The cash outflows amounted to Rs47.2 billion which was Rs6.3 billion less than the IMF target of Rs5.35 billion mainly because of less power purchases from the IPPs and reduced cost of fuel than anticipated by the IMF and zero debt servicing to the government due to debt relief.
As a result, Wapda was able to reduce its liabilities towards fuel and power suppliers from Rs5.77 billion on September 2003 to Rs5.53 billion on December 31, showing a reduction in liabilities by four per cent.
KESC: Similarly, the transmission and dispatch losses of Karachi Electric Supply Company (KESC) stood at 33.9 per cent as against the IMF target of 36.7 per cent, showing a reduction of 2.8 per cent.
The Kesc's revenue increased by Rs806 million due to increase in its units billed to 1,930 Gwh as against the target of 1,839 Gwh and marginally higher average tariff.
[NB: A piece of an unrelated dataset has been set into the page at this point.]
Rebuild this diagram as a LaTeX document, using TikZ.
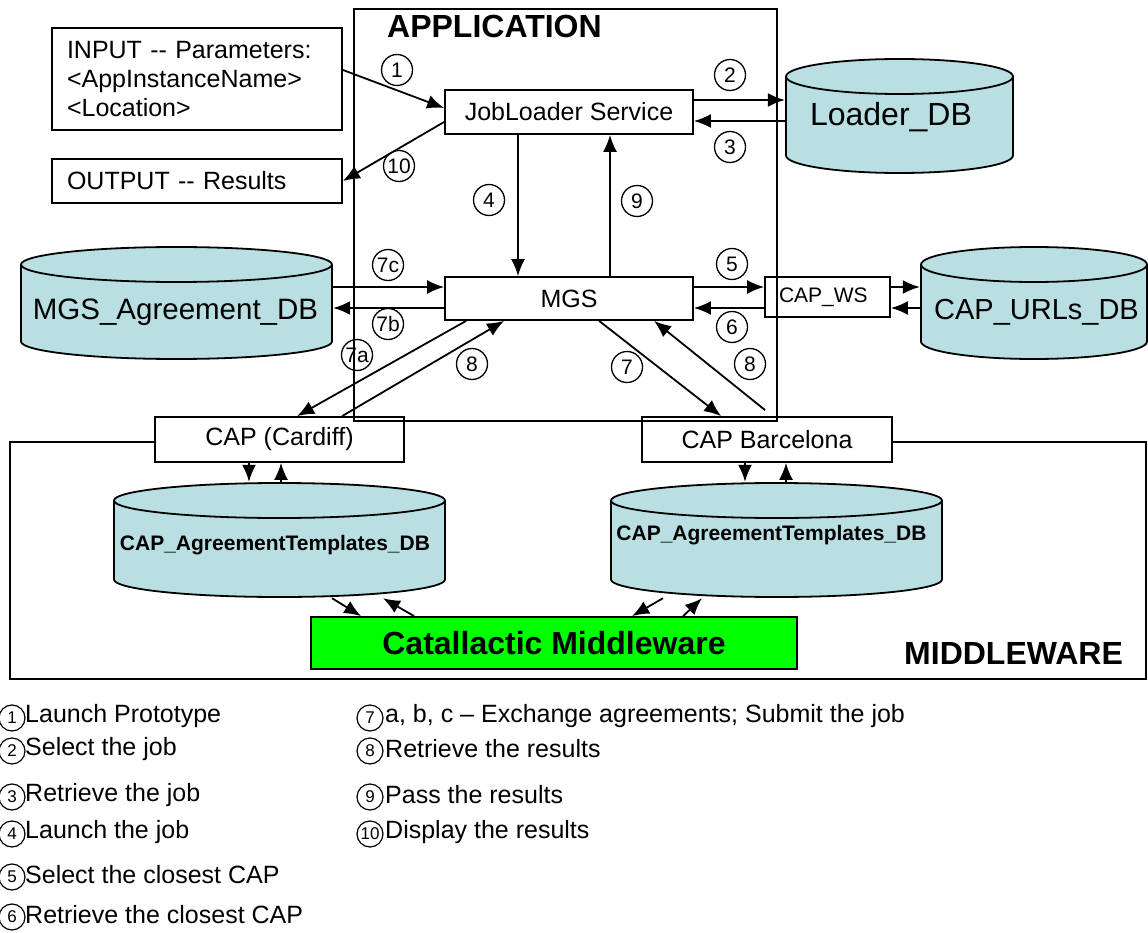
\documentclass[tikz,border=0pt]{standalone}
\usepackage{fontspec}
\setmainfont{Liberation Sans}
\usetikzlibrary{arrows.meta,calc}
\definecolor{dbfill}{RGB}{185,223,227}
\definecolor{mwgreen}{RGB}{0,255,0}

\begin{document}
\begin{tikzpicture}[x=1pt,y=-1pt,>={Latex[length=17pt,width=14pt]},
    box/.style={draw,fill=white,line width=1.8pt,inner sep=0pt,font=\fontsize{25}{29}\selectfont},
    dbshape/.style={rectangle,inner sep=0pt,path picture={
        \draw[line width=1.8pt,fill=dbfill]
          let \p1=(path picture bounding box.north west),
              \p2=(path picture bounding box.south east),
              \n1={(\x2-\x1)/2-1pt} in
          (\x1+1pt,\y1-18.5pt) -- (\x1+1pt,\y2+18.5pt)
          arc[start angle=180,end angle=360,x radius={\n1*1pt},y radius=17.5pt]
          -- (\x2-1pt,\y1-18.5pt)
          arc[start angle=0,end angle=180,x radius={\n1*1pt},y radius=17.5pt] -- cycle
          (\x1+1pt,\y1-18.5pt)
          arc[start angle=180,end angle=360,x radius={\n1*1pt},y radius=17.5pt];
      }},
    num/.style={circle,draw,line width=1.3pt,minimum size=31pt,inner sep=0pt,font=\fontsize{21}{21}\selectfont},
    keynum/.style={circle,draw,line width=1.2pt,minimum size=26pt,inner sep=0pt,font=\fontsize{17}{17}\selectfont},
    keytext/.style={anchor=west,inner sep=0pt,font=\fontsize{25}{29}\selectfont},
    flow/.style={->,line width=1.8pt},
    title/.style={anchor=west,inner sep=0pt,font=\fontsize{32}{36}\selectfont\bfseries}]
    \useasboundingbox (0,0) rectangle (1148,933);

    % databases
    \node[dbshape,minimum width=229pt,minimum height=116pt,
      label={[name=loadertxt,font=\fontsize{32}{36}\selectfont,xshift=-8.5pt,yshift=-1pt]center:Loader\_DB}]
      (loaderdb) at (899.5,116) {};
    \node[dbshape,minimum width=313pt,minimum height=114pt,
      label={[name=mgsdbtxt,font=\fontsize{29.5}{34}\selectfont,xshift=-1pt,yshift=-9pt]center:MGS\_Agreement\_DB}]
      (mgsdb) at (176.5,303) {};
    \node[dbshape,minimum width=228pt,minimum height=114pt,
      label={[name=urlsdbtxt,font=\fontsize{29}{34}\selectfont,xshift=2.5pt,yshift=-9pt]center:CAP\_URLs\_DB}]
      (urlsdb) at (1034,303) {};
    \node[dbshape,minimum width=333pt,minimum height=116pt,
      label={[name=cardiffdbtxt,font=\fontsize{21}{25}\selectfont\bfseries,xshift=-4.5pt,yshift=-5pt]center:CAP\_AgreementTemplates\_DB}]
      (cardiffdb) at (279.5,540) {};
    \node[dbshape,minimum width=333pt,minimum height=116pt,
      label={[name=barcadbtxt,font=\fontsize{21}{25}\selectfont\bfseries,xshift=-5pt,yshift=5pt]center:CAP\_AgreementTemplates\_DB}]
      (barcadb) at (776.5,540) {};

    % boxes
    \node[box,text width=260pt,inner xsep=15pt,align=left,minimum height=102pt] (input) at (197,79)
      {INPUT -{}- Parameters:\\<AppInstanceName>\\<Location>};
    \node[box,text width=260pt,inner xsep=15pt,align=left,minimum height=44pt] (output) at (197,181)
      {OUTPUT -{}- Results};
    \node[box,minimum width=248pt,minimum height=44pt] (jobloader) at (569,112) {JobLoader Service};
    \node[box,minimum width=248pt,minimum height=43pt] (mgs) at (569,298.5) {MGS};
    \node[box,text width=97pt,inner xsep=14pt,align=left,minimum height=40pt,
      font=\fontsize{21}{25}\selectfont] (capws) at (827.5,297) {CAP\_WS};
    \node[box,minimum width=249pt,minimum height=45pt] (cardiff) at (279.5,439.5) {CAP (Cardiff)};
    \node[box,minimum width=250pt,minimum height=45pt] (barcelona) at (767,439.5) {CAP Barcelona};
    \node[box,fill=mwgreen,minimum width=486pt,minimum height=52pt,
      font=\fontsize{32}{36}\selectfont\bfseries] (catallactic) at (554,643) {Catallactic Middleware};

    % middleware frame
    \coordinate (mwtl) at (10,442);
    \coordinate (mwbr) at (1146,679);
    \draw[line width=1.8pt] (cardiff.west |- mwtl) -- (mwtl) |- (mwbr) |- (barcelona.east |- mwtl);
    \node[title] (mwtitle) at (904,653) {MIDDLEWARE};

    % application frame
    \node[draw,line width=1.8pt,anchor=north west,minimum width=423pt,minimum height=412pt,inner sep=0pt]
      (appframe) at (353,8) {};
    \node[title] (apptitle) at (387,26) {APPLICATION};

    % job loading
    \draw[flow] ([yshift=9pt]input.east) -- ([yshift=4pt]jobloader.west);
    \draw[flow] ([yshift=-10pt]jobloader.west) -- (output.east);
    \draw[flow] ([yshift=12pt]jobloader.east) -- ([yshift=16pt]loaderdb.west);
    \draw[flow] ([yshift=-5pt]loaderdb.west) -- ([yshift=-9pt]jobloader.east);
    \draw[flow] ([xshift=-51pt]jobloader.south) -- ([xshift=-51pt]mgs.north);
    \draw[flow] ([xshift=41pt]mgs.north) -- ([xshift=41pt]jobloader.south);

    % agreements and closest CAP
    \draw[flow] ([yshift=16pt]mgsdb.east) -- ([yshift=11.5pt]mgs.west);
    \draw[flow] ([yshift=-9.5pt]mgs.west) -- ([yshift=-5pt]mgsdb.east);
    \draw[flow] ([yshift=11.5pt]mgs.east) -- ([yshift=10pt]capws.west);
    \draw[flow] ([yshift=-11pt]capws.west) -- ([yshift=-9.5pt]mgs.east);
    \draw[flow] ([yshift=10pt]capws.east) -- ([yshift=16pt]urlsdb.west);
    \draw[flow] ([yshift=-5pt]urlsdb.west) -- ([yshift=-11pt]capws.east);

    % submitting and results
    \draw[flow] ([xshift=22pt]mgs.south west) -- ([xshift=143pt]cardiff.north west);
    \draw[flow] ([xshift=188pt]cardiff.north west) -- ([xshift=60pt]mgs.south west);
    \draw[flow] ([xshift=155pt]mgs.south west) -- ([xshift=80pt]barcelona.north west);
    \draw[flow] ([xshift=124pt,yshift=6pt]barcelona.north west) -- ([xshift=210pt]mgs.south west);

    % CAPs and their templates
    \draw[flow] ([xshift=-30.5pt]cardiff.south) -- ([xshift=-30.5pt]cardiffdb.north);
    \draw[flow] ([xshift=1.5pt]cardiffdb.north) -- ([xshift=1.5pt]cardiff.south);
    \draw[flow] ([xshift=-22pt]barcelona.south) -- ([xshift=-31.5pt]barcadb.north);
    \draw[flow] ([xshift=9.5pt]barcadb.north) -- ([xshift=19pt]barcelona.south);
    \draw[flow] ([xshift=52.5pt]cardiffdb.south) -- ([xshift=51pt]catallactic.north west);
    \draw[flow] ([xshift=104pt]catallactic.north west) -- ([xshift=103.5pt]cardiffdb.south);
    \draw[flow] ([xshift=-113.5pt]barcadb.south) -- ([xshift=322pt]catallactic.north west);
    \draw[flow] ([xshift=373pt]catallactic.north west) -- ([xshift=-74.5pt]barcadb.south);

    % step numbers
    \foreach \s/\t/\x/\y in {s1/1/397/70, s10/10/399/166, s2/2/730/75, s3/3/730/147,
        s4/4/489/200, s9/9/637/201, s7c/7c/388/265, s7b/7b/388/324, s7a/7a/357/355,
        s8a/8/472/364, s5/5/732/264, s6/6/732/327, s7/7/627/367, s8b/8/750/364}
      \node[num] (\s) at (\x,\y) {\t};

    % legend
    \foreach \t/\y/\txt in {1/716/Launch Prototype, 2/749/Select the job, 3/795/Retrieve the job,
        4/832/Launch the job, 5/875/Select the closest CAP, 6/915/Retrieve the closest CAP}
    {
      \node[keynum] (key\t) at (12,\y+2) {\t};
      \node[keytext] (keytxt\t) at (25,\y) {\txt};
    };
    \foreach \t/\y/\txt in {7/716/{a, b, c -- Exchange agreements; Submit the job},
        8/749/Retrieve the results, 9/795/Pass the results, 10/832/Display the results}
    {
      \node[keynum] (key\t) at (370,\y+2) {\t};
      \node[keytext] (keytxt\t) at (385,\y) {\txt};
    };
\end{tikzpicture}
\end{document}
The expenditure on cost of fuel increased by Rs375 million due to increase in price of gas and Rs13 million due to increase in the operation and maintenance cost over and above the targets. However, the expenditure on account of power purchases was decreased by Rs270 million from the targets due to less power purchases and more units generated by Kesc.
Total receipts of Kesc increased by Rs487 million more than those in the IMF target but its payments also decreased by Rs3.117 billion due to deferment of its liabilities towards fuel and power suppliers. The Kesc expenditure on system improvement was also only Rs238 million as against the IMF target of Rs857 million.
PAKISTAN RAILWAYS: The revenue receipts of Pakistan Railways registered a shortfall of Rs246.5 million during the second quarter of the current fiscal year.
This shortfall was mainly in freight revenue which mainly comes from the oil business which has shown a decline due to less import of oil. The decrease in import of oil was due to conversion of IPPs, cement and other industrial units to gas and coal. Transportation of oil through pipeline was another cause of shortfall in freight revenue.
PAKISTAN STEEL: Pakistan Steel achieved 100 per cent capacity utilisation in terms of steel production during the 2nd Quarter Oct-Dec 2003, which was more than seven per cent of the target of 93 per cent. The production of all items increased positively as against their targets.
Net sales and other income were projected at Rs5.803 billion for the quarter Oct-Dec 2003. The value of sales rose to Rs6.144 billion showing an increase of Rs341 million against the target for the Quarter under reference.
The Company earned a net profit of Rs1.036 billion against the target of Rs670 million during the quarter Oct-Dec 2003, which shows an increase of Rs366 million against the target.
PIA: PIA had a projected total revenue of Rs12.251 billion for the fourth quarter of the calender year 2003 but generated net revenue of Rs12.693 billion surpassing the target by Rs442 million.
PIA had total operating cost of Rs10.732 billion for the fourth quarter. However, due to increase in revenue and increase in fuel prices and maintenance cost, the Airline ended up the quarter with total operating cost of Rs11.232 billion which means an increase of Rs500 million.
The corporation had estimated a profit of Rs844 million for the 4th quarter but earned pre-tax profit of Rs860 million during the quarter. The Airline profit for the whole year 2003 works out to Rs3.291 billion which is slightly more than the target of Rs3.275 billion.
The airline concluded agreement for leasing of six used A-310 Aircraft and had targeted induction of four planes in fourth quarter but only one A-310 Aircraft could be inducted in the fleet.
The remaining aircraft will join the fleet in the year 2004. Hence, the targets given for Capital Expenditure and Long Term Loans could not be met during the quarter.